Mais en réalité, ce " versant nord " déborde largement le dénouement d'une existence : il " se dresse partout, à tous les âges, dès que se relâche la force d'attention, de bienvenue " (p. 57). Ce contre quoi s'élève le poème, c'est une distraction égocentrique (" renonce à te soucier de toi ", p. 26) ; en nous détournant de l'ombre, un tel divertissement nous impose le mensonge d'une existence avide de jouissance : " Les vents sur le versant nord sont nocturnes, hostiles. Éprouvons-les, ces vents, au lieu de nous comporter en intrus. " (p. 57) Éprouver ainsi, c'est expérimenter, de toute son attention, la vivacité du temps qui passe : " Appelons " poèmes " ce qui nous met en garde. [...] ils libèrent une voie où de plein gré nous serons des passants. " ; Lao-Tseu et Rûmi ont-ils mieux dit cette nécessité, pour vivre pleinement, d'une " vigilance " aux bras ouverts (p. 65) ? Ainsi le poète accueille-t-il jusqu'au départ de l'enfant tant aimé : " dire oui à l'instant qui se retire / en l'instant neuf, change la perte en legs, / l'impasse en gué, le silence en audience " (p. 20).

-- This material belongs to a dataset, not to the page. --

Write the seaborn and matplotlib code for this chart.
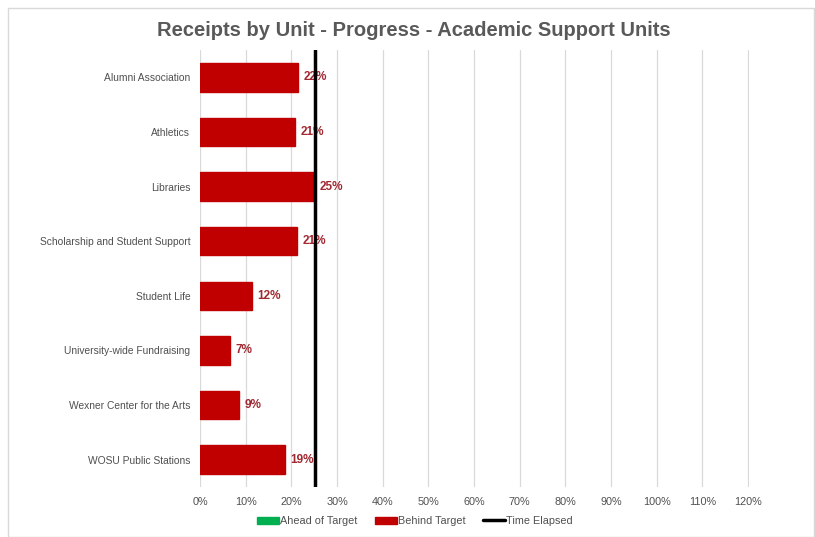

S'ouvrant ainsi à l'éphémère, le poème entend délivrer chaque mot de tout sens conclusif : " La neige alors ne tombait pas, elle venait au monde " (p. 21). Évitant le terme " enfin ", qui " ponctue toutes nos phrases " (p. 24), il accorde la " poussière " au " pollen " (p. 25). Comme issus d'une bouche enfantine, les noms les plus communs se font " prénoms affectueux / puisque chacun à sa façon vacille, /adhère aux vents " (p. 27). Les poèmes se dérobent à la préhension, fût-ce celle d'une signature : proches de l'" esquisse " (p. 29), ils se font " avant-poèmes " (p. 64), actes d'éveil généreux, " passant de main en main / comme de souffle en souffle " (p. 31). Souhaitant affaiblir les " marques d'autorité " de la ponctuation (p. 69), le poète favorise toujours la virgule légère et l'enjambement, pour que " ce qui s'annonce, fragile, / afflue, plus impétueux que la sève, / se communique, t'oblige à acquiescer " (p. 28). Même dans un " corps captif ", un " mot errant " suffit, murmuré " en offrande "... La parole frémit doucement afin de " soulever chaque syllabe / comme on découvre un chemin pas à pas " (p. 34). La conscience s'y aiguise, la " certitude " que " l'horizon, / l'origine, la nuit, ne feront qu'un " (p. 34-35) : " tu comprendras / que rien ne s'interrompt tant que les souffles / ont le libre passage " (p. 33).
N'hésitons pas à dire ces poèmes de Pierre Dhainaut, qui nous libèrent de l'inutile - la " montre " (p. 38), les " Ténèbres ", ce mot de " solitaires " (p. 43), les " stèles " (p. 50), et même ces " dates " où s'écrivent les poèmes (p. 68) : " tu ne seras jamais assez présent " (p. 41)... Saurons-nous amplifier, nous aussi, notre écoute, la présence à ce " pays en liesse " (p. 49), où l'on peut, sans contradiction, " être à terre, être au large " (p. 48) ?
Sabine Dewulf
Pierre Dhainaut, Et même le versant nord, Arfuyen, 2018, 88 pages, 11€.